Bunun için, mümkin olan mevcûd, kendi kendine var olamaz ve varlıkda duramaz. Ona bir kuvvet te’sîr etmeseydi, hep yoklukda kalırdı. Var olamazdı. Kendini var edemiyen, başka mümkinleri de elbette halk edemez, yaratamaz. Mümkini yaratanın, vâcib-ül-vücûd olması lâzımdır. Âlemin var olması, bunu yokdan var eden bir yaratıcının var olduğunu gösteriyor. Görülüyor ki, hâdis olmıyarak ve mümkin olmıyarak, ya’nî hep var olarak, bütün mümkinlerin tek yaratıcısı, ancak vâcib-ül-vücûddür. O kadîmdir. Ya’nî hep var idi. Vâcib-ül-vücûd demek, vücûdü başkasından olmayıp ancak kendindendir. Ya’nî kendi kendine hep vardır. Başkası tarafından yaratılmamışdır. Eğer böyle olmazsa, mümkin ve hâdis olması, başkası tarafından yaratılması lâzım olur. Bu ise, düşünülenin tersine olan bir netîcedir. Fârisîde (Hudâ) demek, kendi kendine hep olucu, ya’nî kadîm demekdir. [Kitâbımızın I. ci kısm, 6. cı maddesinde, 74.cü sahîfede, dahâ geniş bilgi vardır. Lütfen oradan da okuyunuz!]
Âlemlerin, şaşılacak bir nizâm içinde olduklarını görüyoruz. Fen, her sene bunların yenilerini bulmakdadır. Bu nizâmı yaratanın, (Hay) diri, (Âlim) bilici,(Kâdir) gücü yetici, (Mürîd) dileyici, (Semî) işitici, (Basîr) görücü,(Mütekellim) söyleyici ve (Hâlık) yaratıcı olması lâzımdır. Çünki, ölmek ve câhil olmak ve gücü yetmemek ve zorla yapmak, sağırlık ve körlük ve söyliyememek, birer kusûrdur, utanılacak şeylerdir. Bu kâinâtı, bu âlemi, bu nizâm üzere yaratanda ve yok olmakdan koruyanda, böyle kusûrlu sıfatların bulunması olacak şey değildir.
[Atomdan yıldızlara kadar her varlık birer hesâbla, kanûnla yaratılmışdır. Fizikde, kimyâda, astronomide ve biyolojide keşf edilebilen kanûnlardaki, bağlantılardaki nizâm, akllara hayret vermekdedir.

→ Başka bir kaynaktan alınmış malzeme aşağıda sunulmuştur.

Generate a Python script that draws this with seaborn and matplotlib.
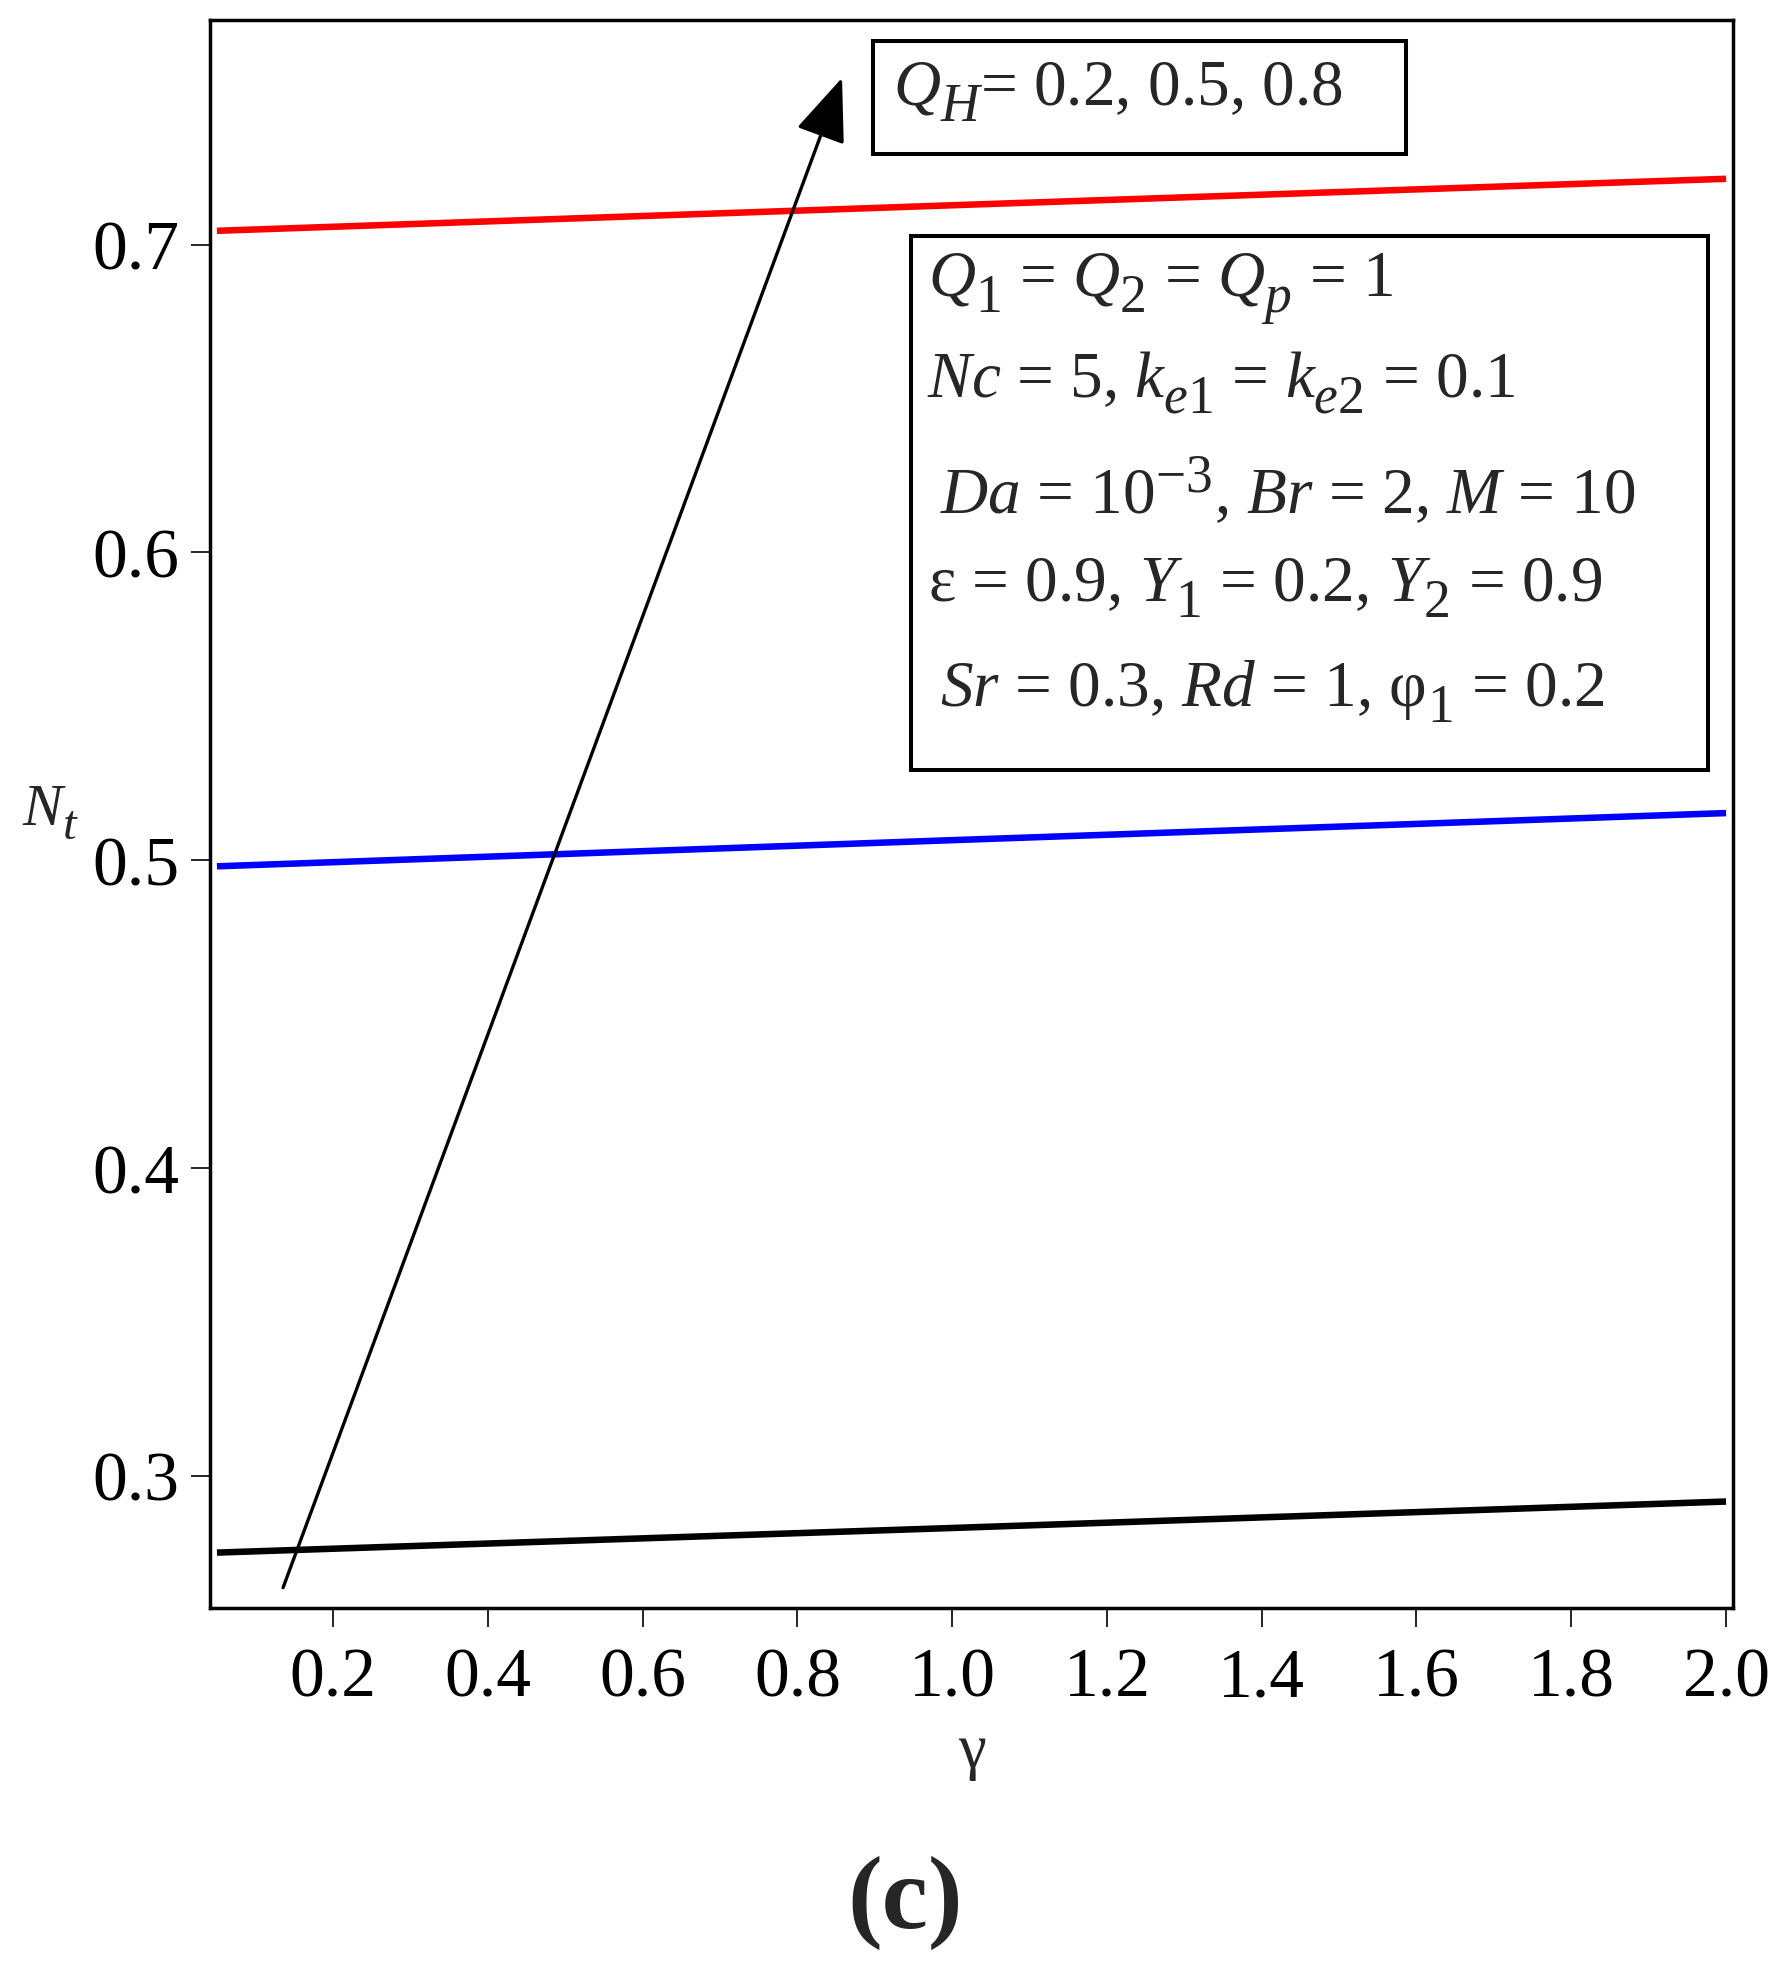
import numpy as np
import pandas as pd
import matplotlib
matplotlib.use("Agg")
import matplotlib.pyplot as plt
import seaborn as sns
from matplotlib.patches import Rectangle

# larger, lower subscripts (closer to the reference's typesetting)
try:
    import matplotlib._mathtext as _mt
    _mt.SHRINK_FACTOR = 0.82
    _mt.FontConstantsBase.sub1 = 0.55
    _mt.FontConstantsBase.sub2 = 0.7
except Exception:
    pass

# ---------------- data ----------------
gamma = [0.05, 1.0, 2.0]
nt_qh02 = [0.2750, 0.2830, 0.2916]
nt_qh05 = [0.4980, 0.5065, 0.5153]
nt_qh08 = [0.7045, 0.7128, 0.7214]
qh_values = ["0.2", "0.5", "0.8"]
line_colors = ["#000000", "#0000ff", "#ff0000"]

x_ticks = [0.2, 0.4, 0.6, 0.8, 1.0, 1.2, 1.4, 1.6, 1.8, 2.0]
x_tick_labels = ["0.2", "0.4", "0.6", "0.8", "1.0", "1.2", "1.4", "1.6", "1.8", "2.0"]
y_ticks = [0.3, 0.4, 0.5, 0.6, 0.7]
y_tick_labels = ["0.3", "0.4", "0.5", "0.6", "0.7"]
x_limits = (0.041, 2.009)
y_limits = (0.257, 0.773)

arrow_start = (0.1354, 0.2636)
arrow_end = (0.8577, 0.7542)

qh_label = r"$Q_H$= 0.2, 0.5, 0.8"
param_lines = [
    r"$Q_1$ = $Q_2$ = $Q_p$ = 1",
    r"$Nc$ = 5, $k_{e1}$ = $k_{e2}$ = 0.1",
    r"$Da$ = 10$^{-3}$, $Br$ = 2, $M$ = 10",
    r"ε = 0.9, $Y_1$ = 0.2, $Y_2$ = 0.9",
    r"$Sr$ = 0.3, $Rd$ = 1, φ$_1$ = 0.2",
]
x_label = "γ"
y_label = r"$N_t$"
panel_label = "(c)"

# ---------------- style ----------------
sns.set_style("ticks")
SERIF = ["Liberation Serif", "DejaVu Serif"]
plt.rcParams["font.family"] = SERIF
plt.rcParams["mathtext.fontset"] = "custom"
plt.rcParams["mathtext.rm"] = "Liberation Serif"
plt.rcParams["mathtext.it"] = "Liberation Serif:italic"
plt.rcParams["mathtext.bf"] = "Liberation Serif:bold"
plt.rcParams["mathtext.sf"] = "Liberation Serif"

W, H = 1779, 1965
fig = plt.figure(figsize=(W / 100, H / 100), dpi=100)
fig.patch.set_facecolor("white")


def fx(x):
    return x / W


def fy(y):
    return 1 - y / H


ax = fig.add_axes([fx(210), fy(1609), (1733 - 210) / W, (1609 - 21) / H])

rows = []
for q, vals in zip(qh_values, [nt_qh02, nt_qh05, nt_qh08]):
    for g, v in zip(gamma, vals):
        rows.append({"gamma": g, "Nt": v, "QH": q})
df = pd.DataFrame(rows)

sns.lineplot(data=df, x="gamma", y="Nt", hue="QH", hue_order=qh_values,
             palette=line_colors, linewidth=4.7, legend=False, ax=ax,
             estimator=None, sort=True, solid_capstyle="butt")

ax.set_xlim(*x_limits)
ax.set_ylim(*y_limits)
ax.set_xticks(x_ticks)
ax.set_xticklabels(x_tick_labels, family=SERIF, fontsize=50)
ax.set_yticks(y_ticks)
ax.set_yticklabels(y_tick_labels, family=SERIF, fontsize=50)
ax.tick_params(axis="both", direction="out", length=14, width=1.2,
               color="black", labelcolor="black")
ax.tick_params(axis="x", pad=14)
ax.tick_params(axis="y", pad=8)
for s in ax.spines.values():
    s.set_visible(True)
    s.set_linewidth(2.5)
    s.set_color("black")

ax.set_xlabel(x_label, fontsize=45, va="baseline", family=SERIF)
ax.xaxis.set_label_coords(0.5, (1609 - 1767) / 1588)
ax.set_ylabel(y_label, fontsize=43, rotation=0, ha="left", va="baseline",
              family=SERIF)
ax.yaxis.set_label_coords((22 - 210) / 1523, (1609 - 825) / 1588)

# arrow
ax.annotate("", xy=arrow_end, xytext=arrow_start, xycoords="data",
            arrowprops=dict(arrowstyle="-|>,head_length=0.40,head_width=0.16",
                            mutation_scale=100, lw=2.4, color="black",
                            shrinkA=0, shrinkB=0))

# boxes
fig.add_artist(Rectangle((fx(873), fy(155)), (1406 - 873) / W, (155 - 42) / H,
                         transform=fig.transFigure, fill=False, lw=2.9,
                         ec="black"))
fig.add_artist(Rectangle((fx(911), fy(771)), (1708 - 911) / W, (771 - 237) / H,
                         transform=fig.transFigure, fill=False, lw=2.9,
                         ec="black"))

fig.text(fx(893), fy(105), qh_label, fontsize=47, ha="left", va="baseline",
         family=SERIF)

line_x = [928, 927, 940, 928, 940]
line_y = [298, 397, 513, 602, 707]
for t, xx, yy in zip(param_lines, line_x, line_y):
    fig.text(fx(xx), fy(yy), t, fontsize=47, ha="left", va="baseline",
             family=SERIF)

fig.text(fx(905), fy(1928), panel_label, fontsize=75, fontweight="bold",
         ha="center", va="baseline", family=SERIF)

fig.savefig("out.png", dpi=100, facecolor="white")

Darwin bile, (Gözün yapısındaki nizâmı, incelikleri düşündükçe, hayretden tepem atacak gibi oluyor) demek zorunda kalmışdır. Hava, yüzde 78 azot, 21 oksijen ve 1 soy gazlar karışımıdır. Bileşik değil, karışımdır. Oksijen yüzde 21 den çok olsaydı, ciğerlerimizi yakardı. 21 den az olsaydı, kandaki gıdâ maddelerini yakamazdı. İnsanlar ve hayvanlar, yaşayamazdı. Bu 21 mikdârı, her yerde ve yağmurda değişmiyor. Bu ise büyük ni’metdir. Allahın varlığını, kudretini ve merhametini göstermiyor mu? Bu hârika yanında, gözün yapısı hiç kalmakdadır. Fen bilgilerinde okutulan bütün kanûnları, ince hesâbları, formülleri yaratan, hiç noksan sıfatlı olur mu?]
Bundan başka, adı geçen kemâl sıfatlarını, mahlûklarında da görüyoruz. Bunları, mahlûklarında yaratmışdır. Bu sıfatlar, kendisinde bulunmasaydı, mahlûklarda nasıl yaratabilirdi? Kendisinde bulunmasaydı, mahlûkları Ondan dahâ üstün olurlardı.
Yine deriz ki, âlemleri yaratanda, bütün kemâl, üstün sıfatların bulunması ve noksan sıfatlardan hiçbirinin bulunmaması lâzımdır.